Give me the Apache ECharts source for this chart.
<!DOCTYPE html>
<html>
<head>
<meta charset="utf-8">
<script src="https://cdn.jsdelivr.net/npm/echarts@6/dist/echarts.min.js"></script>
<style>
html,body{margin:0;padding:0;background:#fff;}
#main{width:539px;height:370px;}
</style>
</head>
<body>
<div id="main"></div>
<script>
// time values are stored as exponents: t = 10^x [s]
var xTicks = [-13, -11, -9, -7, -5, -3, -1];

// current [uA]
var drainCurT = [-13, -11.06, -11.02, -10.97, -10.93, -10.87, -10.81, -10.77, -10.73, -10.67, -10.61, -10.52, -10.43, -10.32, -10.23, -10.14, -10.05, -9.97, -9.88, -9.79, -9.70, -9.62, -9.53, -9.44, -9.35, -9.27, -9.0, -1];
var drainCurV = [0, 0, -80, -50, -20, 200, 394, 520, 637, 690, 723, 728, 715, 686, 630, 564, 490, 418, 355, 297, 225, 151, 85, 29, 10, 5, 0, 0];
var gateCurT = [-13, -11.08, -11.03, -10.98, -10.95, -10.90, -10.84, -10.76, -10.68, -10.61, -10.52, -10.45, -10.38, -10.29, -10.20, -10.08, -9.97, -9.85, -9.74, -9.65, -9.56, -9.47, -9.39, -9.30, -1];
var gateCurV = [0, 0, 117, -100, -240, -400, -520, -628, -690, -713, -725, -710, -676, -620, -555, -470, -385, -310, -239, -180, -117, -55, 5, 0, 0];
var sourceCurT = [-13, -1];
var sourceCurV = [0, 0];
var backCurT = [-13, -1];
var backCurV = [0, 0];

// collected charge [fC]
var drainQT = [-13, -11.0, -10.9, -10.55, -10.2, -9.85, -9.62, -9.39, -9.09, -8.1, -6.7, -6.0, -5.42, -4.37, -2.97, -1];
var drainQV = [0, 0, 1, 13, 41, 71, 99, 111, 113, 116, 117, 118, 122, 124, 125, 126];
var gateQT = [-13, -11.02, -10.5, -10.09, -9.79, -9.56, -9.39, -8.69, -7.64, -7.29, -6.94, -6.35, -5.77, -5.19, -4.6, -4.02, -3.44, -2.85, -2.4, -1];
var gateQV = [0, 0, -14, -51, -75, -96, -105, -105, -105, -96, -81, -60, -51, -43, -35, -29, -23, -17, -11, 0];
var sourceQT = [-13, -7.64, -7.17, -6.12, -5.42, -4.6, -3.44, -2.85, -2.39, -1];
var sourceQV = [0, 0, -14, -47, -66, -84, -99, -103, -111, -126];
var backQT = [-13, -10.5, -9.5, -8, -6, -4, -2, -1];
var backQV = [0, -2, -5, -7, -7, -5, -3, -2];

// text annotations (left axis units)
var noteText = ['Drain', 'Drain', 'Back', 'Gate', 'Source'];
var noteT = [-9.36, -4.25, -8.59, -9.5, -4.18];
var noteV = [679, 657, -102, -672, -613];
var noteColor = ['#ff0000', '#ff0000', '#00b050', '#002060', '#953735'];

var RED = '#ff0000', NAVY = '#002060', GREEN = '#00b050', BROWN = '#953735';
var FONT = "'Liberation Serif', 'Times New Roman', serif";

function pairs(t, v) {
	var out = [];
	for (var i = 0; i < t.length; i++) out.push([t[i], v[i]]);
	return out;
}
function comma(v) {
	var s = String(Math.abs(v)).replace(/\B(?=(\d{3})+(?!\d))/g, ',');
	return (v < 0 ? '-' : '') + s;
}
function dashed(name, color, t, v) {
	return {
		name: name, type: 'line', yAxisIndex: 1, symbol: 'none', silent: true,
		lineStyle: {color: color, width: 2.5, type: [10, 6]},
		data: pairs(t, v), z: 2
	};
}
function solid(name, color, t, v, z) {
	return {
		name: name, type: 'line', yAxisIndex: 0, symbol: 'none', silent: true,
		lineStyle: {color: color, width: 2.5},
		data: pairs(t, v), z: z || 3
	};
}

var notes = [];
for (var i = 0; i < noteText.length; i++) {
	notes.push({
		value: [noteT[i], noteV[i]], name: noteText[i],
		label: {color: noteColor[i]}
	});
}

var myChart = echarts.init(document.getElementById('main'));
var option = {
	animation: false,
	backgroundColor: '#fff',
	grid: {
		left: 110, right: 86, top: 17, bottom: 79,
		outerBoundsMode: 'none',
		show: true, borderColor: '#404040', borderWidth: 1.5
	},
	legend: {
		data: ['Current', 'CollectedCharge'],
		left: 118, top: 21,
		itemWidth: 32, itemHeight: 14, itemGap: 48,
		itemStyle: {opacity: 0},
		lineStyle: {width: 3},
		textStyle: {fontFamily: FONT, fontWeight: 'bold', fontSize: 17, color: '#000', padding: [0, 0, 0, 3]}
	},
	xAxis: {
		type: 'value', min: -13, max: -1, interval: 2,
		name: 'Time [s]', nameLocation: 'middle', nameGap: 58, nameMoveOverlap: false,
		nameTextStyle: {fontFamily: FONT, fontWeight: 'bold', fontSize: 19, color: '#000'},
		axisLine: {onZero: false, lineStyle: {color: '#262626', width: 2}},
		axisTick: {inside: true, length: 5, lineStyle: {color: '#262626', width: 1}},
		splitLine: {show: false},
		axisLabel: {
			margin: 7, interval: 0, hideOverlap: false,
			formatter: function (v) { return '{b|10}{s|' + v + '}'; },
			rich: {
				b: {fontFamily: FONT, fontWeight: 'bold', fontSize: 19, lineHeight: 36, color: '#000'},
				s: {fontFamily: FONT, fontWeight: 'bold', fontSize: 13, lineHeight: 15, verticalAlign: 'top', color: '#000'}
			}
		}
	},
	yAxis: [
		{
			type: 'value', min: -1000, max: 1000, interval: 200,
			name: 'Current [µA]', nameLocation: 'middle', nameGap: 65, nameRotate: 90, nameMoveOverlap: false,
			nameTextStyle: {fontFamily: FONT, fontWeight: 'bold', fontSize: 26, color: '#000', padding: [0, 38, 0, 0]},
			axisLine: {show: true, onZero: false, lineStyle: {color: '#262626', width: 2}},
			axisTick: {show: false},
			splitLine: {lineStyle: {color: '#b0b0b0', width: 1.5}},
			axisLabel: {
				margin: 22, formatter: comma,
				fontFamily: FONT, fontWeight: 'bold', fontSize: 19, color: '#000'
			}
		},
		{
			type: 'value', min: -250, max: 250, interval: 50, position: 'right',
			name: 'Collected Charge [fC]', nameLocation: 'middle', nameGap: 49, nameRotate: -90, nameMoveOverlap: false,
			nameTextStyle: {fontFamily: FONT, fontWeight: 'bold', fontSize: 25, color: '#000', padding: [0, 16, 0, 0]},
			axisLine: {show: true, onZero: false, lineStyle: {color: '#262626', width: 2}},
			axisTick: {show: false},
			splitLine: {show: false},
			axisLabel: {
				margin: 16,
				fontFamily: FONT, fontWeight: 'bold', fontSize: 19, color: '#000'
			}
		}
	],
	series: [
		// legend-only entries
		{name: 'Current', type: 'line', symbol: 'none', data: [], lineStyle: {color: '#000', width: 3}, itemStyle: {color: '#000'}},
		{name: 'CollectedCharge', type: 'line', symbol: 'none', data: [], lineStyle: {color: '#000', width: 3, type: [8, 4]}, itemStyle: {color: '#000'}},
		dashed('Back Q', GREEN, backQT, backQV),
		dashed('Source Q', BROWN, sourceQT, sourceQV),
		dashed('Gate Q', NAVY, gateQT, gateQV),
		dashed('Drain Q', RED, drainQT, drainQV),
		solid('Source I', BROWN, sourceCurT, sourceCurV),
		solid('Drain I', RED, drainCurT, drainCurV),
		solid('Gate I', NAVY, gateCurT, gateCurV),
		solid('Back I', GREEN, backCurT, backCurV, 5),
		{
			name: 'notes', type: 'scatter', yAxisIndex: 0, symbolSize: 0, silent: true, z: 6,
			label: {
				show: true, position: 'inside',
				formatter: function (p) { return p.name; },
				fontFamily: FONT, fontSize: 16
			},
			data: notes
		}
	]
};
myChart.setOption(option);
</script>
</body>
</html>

Exercise aim:
Extract the lines above, from the first one through the one containing "var backQV = [0, -2, -5, -7, -7, -5, -3, -2];", and return only those, unchanged.

Written reply:
Give me the Apache ECharts source for this chart.
<!DOCTYPE html>
<html>
<head>
<meta charset="utf-8">
<script src="https://cdn.jsdelivr.net/npm/echarts@6/dist/echarts.min.js"></script>
<style>
html,body{margin:0;padding:0;background:#fff;}
#main{width:539px;height:370px;}
</style>
</head>
<body>
<div id="main"></div>
<script>
// time values are stored as exponents: t = 10^x [s]
var xTicks = [-13, -11, -9, -7, -5, -3, -1];

// current [uA]
var drainCurT = [-13, -11.06, -11.02, -10.97, -10.93, -10.87, -10.81, -10.77, -10.73, -10.67, -10.61, -10.52, -10.43, -10.32, -10.23, -10.14, -10.05, -9.97, -9.88, -9.79, -9.70, -9.62, -9.53, -9.44, -9.35, -9.27, -9.0, -1];
var drainCurV = [0, 0, -80, -50, -20, 200, 394, 520, 637, 690, 723, 728, 715, 686, 630, 564, 490, 418, 355, 297, 225, 151, 85, 29, 10, 5, 0, 0];
var gateCurT = [-13, -11.08, -11.03, -10.98, -10.95, -10.90, -10.84, -10.76, -10.68, -10.61, -10.52, -10.45, -10.38, -10.29, -10.20, -10.08, -9.97, -9.85, -9.74, -9.65, -9.56, -9.47, -9.39, -9.30, -1];
var gateCurV = [0, 0, 117, -100, -240, -400, -520, -628, -690, -713, -725, -710, -676, -620, -555, -470, -385, -310, -239, -180, -117, -55, 5, 0, 0];
var sourceCurT = [-13, -1];
var sourceCurV = [0, 0];
var backCurT = [-13, -1];
var backCurV = [0, 0];

// collected charge [fC]
var drainQT = [-13, -11.0, -10.9, -10.55, -10.2, -9.85, -9.62, -9.39, -9.09, -8.1, -6.7, -6.0, -5.42, -4.37, -2.97, -1];
var drainQV = [0, 0, 1, 13, 41, 71, 99, 111, 113, 116, 117, 118, 122, 124, 125, 126];
var gateQT = [-13, -11.02, -10.5, -10.09, -9.79, -9.56, -9.39, -8.69, -7.64, -7.29, -6.94, -6.35, -5.77, -5.19, -4.6, -4.02, -3.44, -2.85, -2.4, -1];
var gateQV = [0, 0, -14, -51, -75, -96, -105, -105, -105, -96, -81, -60, -51, -43, -35, -29, -23, -17, -11, 0];
var sourceQT = [-13, -7.64, -7.17, -6.12, -5.42, -4.6, -3.44, -2.85, -2.39, -1];
var sourceQV = [0, 0, -14, -47, -66, -84, -99, -103, -111, -126];
var backQT = [-13, -10.5, -9.5, -8, -6, -4, -2, -1];
var backQV = [0, -2, -5, -7, -7, -5, -3, -2];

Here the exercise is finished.